Set down the full listing exactly as given. Any pictures are to be left out.

SOURCE EXCERPT:
>>>>>

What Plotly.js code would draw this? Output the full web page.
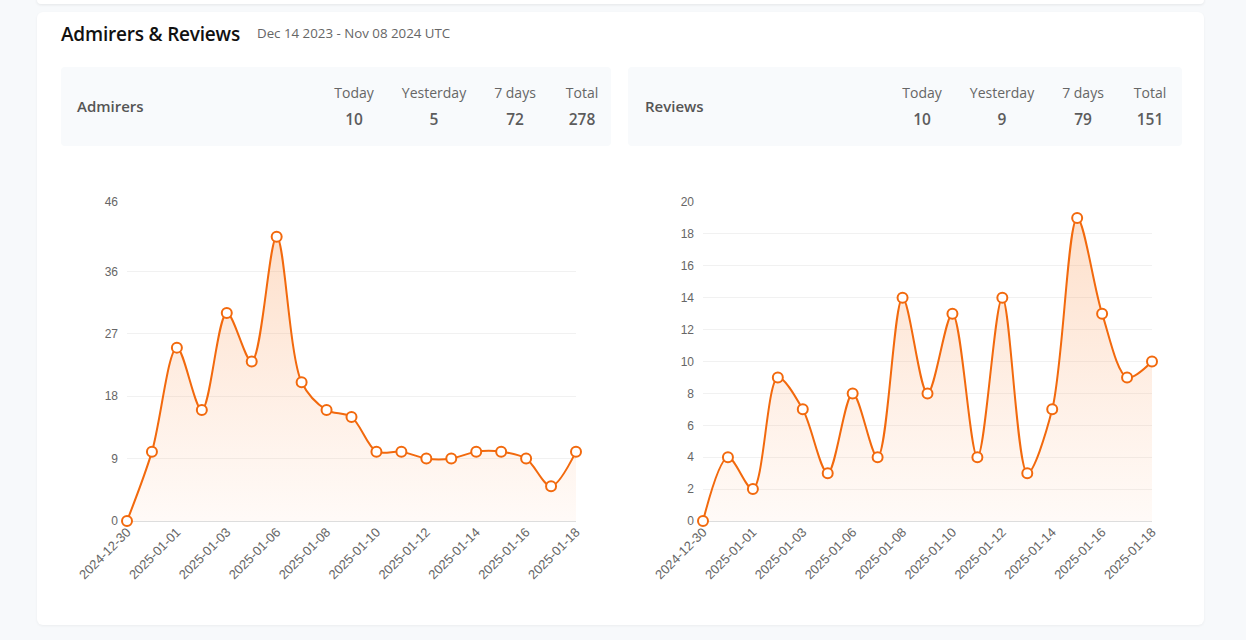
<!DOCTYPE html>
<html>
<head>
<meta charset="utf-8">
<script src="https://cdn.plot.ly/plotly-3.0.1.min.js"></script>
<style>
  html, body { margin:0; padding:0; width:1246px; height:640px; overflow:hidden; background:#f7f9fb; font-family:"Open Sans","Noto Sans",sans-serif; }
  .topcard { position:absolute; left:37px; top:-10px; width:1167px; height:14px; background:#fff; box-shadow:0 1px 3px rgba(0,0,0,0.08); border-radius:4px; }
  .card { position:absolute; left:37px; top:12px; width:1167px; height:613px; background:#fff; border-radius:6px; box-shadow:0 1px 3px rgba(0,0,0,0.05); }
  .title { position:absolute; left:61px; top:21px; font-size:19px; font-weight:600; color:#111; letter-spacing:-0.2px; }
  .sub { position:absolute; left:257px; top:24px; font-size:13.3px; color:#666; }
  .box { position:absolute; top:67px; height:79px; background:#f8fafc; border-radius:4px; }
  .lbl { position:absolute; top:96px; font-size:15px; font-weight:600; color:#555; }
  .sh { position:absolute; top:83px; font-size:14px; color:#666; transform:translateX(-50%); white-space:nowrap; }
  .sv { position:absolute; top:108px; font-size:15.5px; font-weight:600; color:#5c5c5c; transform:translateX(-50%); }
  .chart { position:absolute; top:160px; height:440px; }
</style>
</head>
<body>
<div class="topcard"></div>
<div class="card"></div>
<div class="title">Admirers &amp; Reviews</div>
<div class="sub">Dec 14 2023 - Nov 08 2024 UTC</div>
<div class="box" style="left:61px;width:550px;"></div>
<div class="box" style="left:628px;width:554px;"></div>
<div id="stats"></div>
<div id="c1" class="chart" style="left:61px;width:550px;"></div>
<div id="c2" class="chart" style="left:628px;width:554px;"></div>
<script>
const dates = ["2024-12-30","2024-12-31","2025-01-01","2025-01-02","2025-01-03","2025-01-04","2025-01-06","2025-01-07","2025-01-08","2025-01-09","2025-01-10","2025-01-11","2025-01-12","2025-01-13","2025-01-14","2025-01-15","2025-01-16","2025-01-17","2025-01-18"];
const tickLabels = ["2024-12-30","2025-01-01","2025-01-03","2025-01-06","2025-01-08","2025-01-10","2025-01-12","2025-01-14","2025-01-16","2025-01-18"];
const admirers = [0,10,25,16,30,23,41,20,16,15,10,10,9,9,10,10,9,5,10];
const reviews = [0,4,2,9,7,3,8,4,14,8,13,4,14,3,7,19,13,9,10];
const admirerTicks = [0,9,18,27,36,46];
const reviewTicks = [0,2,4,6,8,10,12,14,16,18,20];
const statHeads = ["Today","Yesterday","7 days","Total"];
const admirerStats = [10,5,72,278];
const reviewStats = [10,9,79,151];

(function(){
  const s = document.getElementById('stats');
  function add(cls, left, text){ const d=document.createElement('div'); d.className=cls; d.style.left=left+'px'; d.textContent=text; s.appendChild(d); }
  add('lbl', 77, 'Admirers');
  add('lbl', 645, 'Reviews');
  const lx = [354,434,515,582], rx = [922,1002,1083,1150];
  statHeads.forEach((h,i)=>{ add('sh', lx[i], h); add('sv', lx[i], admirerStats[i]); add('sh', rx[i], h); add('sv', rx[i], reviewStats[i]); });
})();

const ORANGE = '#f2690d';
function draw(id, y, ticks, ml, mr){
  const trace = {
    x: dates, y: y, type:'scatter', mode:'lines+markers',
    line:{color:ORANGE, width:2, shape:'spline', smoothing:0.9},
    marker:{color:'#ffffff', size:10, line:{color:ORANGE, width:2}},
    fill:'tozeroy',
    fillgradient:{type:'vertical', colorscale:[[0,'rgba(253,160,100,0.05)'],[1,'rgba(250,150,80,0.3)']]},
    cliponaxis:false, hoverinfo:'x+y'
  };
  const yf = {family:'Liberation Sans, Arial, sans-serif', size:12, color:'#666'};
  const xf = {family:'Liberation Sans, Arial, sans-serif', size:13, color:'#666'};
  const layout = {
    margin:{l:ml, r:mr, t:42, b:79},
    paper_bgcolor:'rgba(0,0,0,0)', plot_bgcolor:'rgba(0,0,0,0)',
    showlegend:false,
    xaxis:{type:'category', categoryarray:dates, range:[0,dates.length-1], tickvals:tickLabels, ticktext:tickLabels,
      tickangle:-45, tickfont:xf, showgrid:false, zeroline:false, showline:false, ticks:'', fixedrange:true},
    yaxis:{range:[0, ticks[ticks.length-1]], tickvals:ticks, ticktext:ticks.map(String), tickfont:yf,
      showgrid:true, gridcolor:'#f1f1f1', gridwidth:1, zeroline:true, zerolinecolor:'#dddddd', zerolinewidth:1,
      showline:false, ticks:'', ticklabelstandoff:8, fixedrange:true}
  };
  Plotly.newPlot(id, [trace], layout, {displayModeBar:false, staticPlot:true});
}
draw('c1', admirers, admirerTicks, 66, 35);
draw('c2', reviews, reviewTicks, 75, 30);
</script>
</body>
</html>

<<<<<

RESPONSE FOR THIS EXERCISE:
What Plotly.js code would draw this? Output the full web page.
<!DOCTYPE html>
<html>
<head>
<meta charset="utf-8">
<script src="https://cdn.plot.ly/plotly-3.0.1.min.js"></script>
<style>
  html, body { margin:0; padding:0; width:1246px; height:640px; overflow:hidden; background:#f7f9fb; font-family:"Open Sans","Noto Sans",sans-serif; }
  .topcard { position:absolute; left:37px; top:-10px; width:1167px; height:14px; background:#fff; box-shadow:0 1px 3px rgba(0,0,0,0.08); border-radius:4px; }
  .card { position:absolute; left:37px; top:12px; width:1167px; height:613px; background:#fff; border-radius:6px; box-shadow:0 1px 3px rgba(0,0,0,0.05); }
  .title { position:absolute; left:61px; top:21px; font-size:19px; font-weight:600; color:#111; letter-spacing:-0.2px; }
  .sub { position:absolute; left:257px; top:24px; font-size:13.3px; color:#666; }
  .box { position:absolute; top:67px; height:79px; background:#f8fafc; border-radius:4px; }
  .lbl { position:absolute; top:96px; font-size:15px; font-weight:600; color:#555; }
  .sh { position:absolute; top:83px; font-size:14px; color:#666; transform:translateX(-50%); white-space:nowrap; }
  .sv { position:absolute; top:108px; font-size:15.5px; font-weight:600; color:#5c5c5c; transform:translateX(-50%); }
  .chart { position:absolute; top:160px; height:440px; }
</style>
</head>
<body>
<div class="topcard"></div>
<div class="card"></div>
<div class="title">Admirers &amp; Reviews</div>
<div class="sub">Dec 14 2023 - Nov 08 2024 UTC</div>
<div class="box" style="left:61px;width:550px;"></div>
<div class="box" style="left:628px;width:554px;"></div>
<div id="stats"></div>
<div id="c1" class="chart" style="left:61px;width:550px;"></div>
<div id="c2" class="chart" style="left:628px;width:554px;"></div>
<script>
const dates = ["2024-12-30","2024-12-31","2025-01-01","2025-01-02","2025-01-03","2025-01-04","2025-01-06","2025-01-07","2025-01-08","2025-01-09","2025-01-10","2025-01-11","2025-01-12","2025-01-13","2025-01-14","2025-01-15","2025-01-16","2025-01-17","2025-01-18"];
const tickLabels = ["2024-12-30","2025-01-01","2025-01-03","2025-01-06","2025-01-08","2025-01-10","2025-01-12","2025-01-14","2025-01-16","2025-01-18"];
const admirers = [0,10,25,16,30,23,41,20,16,15,10,10,9,9,10,10,9,5,10];
const reviews = [0,4,2,9,7,3,8,4,14,8,13,4,14,3,7,19,13,9,10];
const admirerTicks = [0,9,18,27,36,46];
const reviewTicks = [0,2,4,6,8,10,12,14,16,18,20];
const statHeads = ["Today","Yesterday","7 days","Total"];
const admirerStats = [10,5,72,278];
const reviewStats = [10,9,79,151];

(function(){
  const s = document.getElementById('stats');
  function add(cls, left, text){ const d=document.createElement('div'); d.className=cls; d.style.left=left+'px'; d.textContent=text; s.appendChild(d); }
  add('lbl', 77, 'Admirers');
  add('lbl', 645, 'Reviews');
  const lx = [354,434,515,582], rx = [922,1002,1083,1150];
  statHeads.forEach((h,i)=>{ add('sh', lx[i], h); add('sv', lx[i], admirerStats[i]); add('sh', rx[i], h); add('sv', rx[i], reviewStats[i]); });
})();

const ORANGE = '#f2690d';
function draw(id, y, ticks, ml, mr){
  const trace = {
    x: dates, y: y, type:'scatter', mode:'lines+markers',
    line:{color:ORANGE, width:2, shape:'spline', smoothing:0.9},
    marker:{color:'#ffffff', size:10, line:{color:ORANGE, width:2}},
    fill:'tozeroy',
    fillgradient:{type:'vertical', colorscale:[[0,'rgba(253,160,100,0.05)'],[1,'rgba(250,150,80,0.3)']]},
    cliponaxis:false, hoverinfo:'x+y'
  };
  const yf = {family:'Liberation Sans, Arial, sans-serif', size:12, color:'#666'};
  const xf = {family:'Liberation Sans, Arial, sans-serif', size:13, color:'#666'};
  const layout = {
    margin:{l:ml, r:mr, t:42, b:79},
    paper_bgcolor:'rgba(0,0,0,0)', plot_bgcolor:'rgba(0,0,0,0)',
    showlegend:false,
    xaxis:{type:'category', categoryarray:dates, range:[0,dates.length-1], tickvals:tickLabels, ticktext:tickLabels,
      tickangle:-45, tickfont:xf, showgrid:false, zeroline:false, showline:false, ticks:'', fixedrange:true},
    yaxis:{range:[0, ticks[ticks.length-1]], tickvals:ticks, ticktext:ticks.map(String), tickfont:yf,
      showgrid:true, gridcolor:'#f1f1f1', gridwidth:1, zeroline:true, zerolinecolor:'#dddddd', zerolinewidth:1,
      showline:false, ticks:'', ticklabelstandoff:8, fixedrange:true}
  };
  Plotly.newPlot(id, [trace], layout, {displayModeBar:false, staticPlot:true});
}
draw('c1', admirers, admirerTicks, 66, 35);
draw('c2', reviews, reviewTicks, 75, 30);
</script>
</body>
</html>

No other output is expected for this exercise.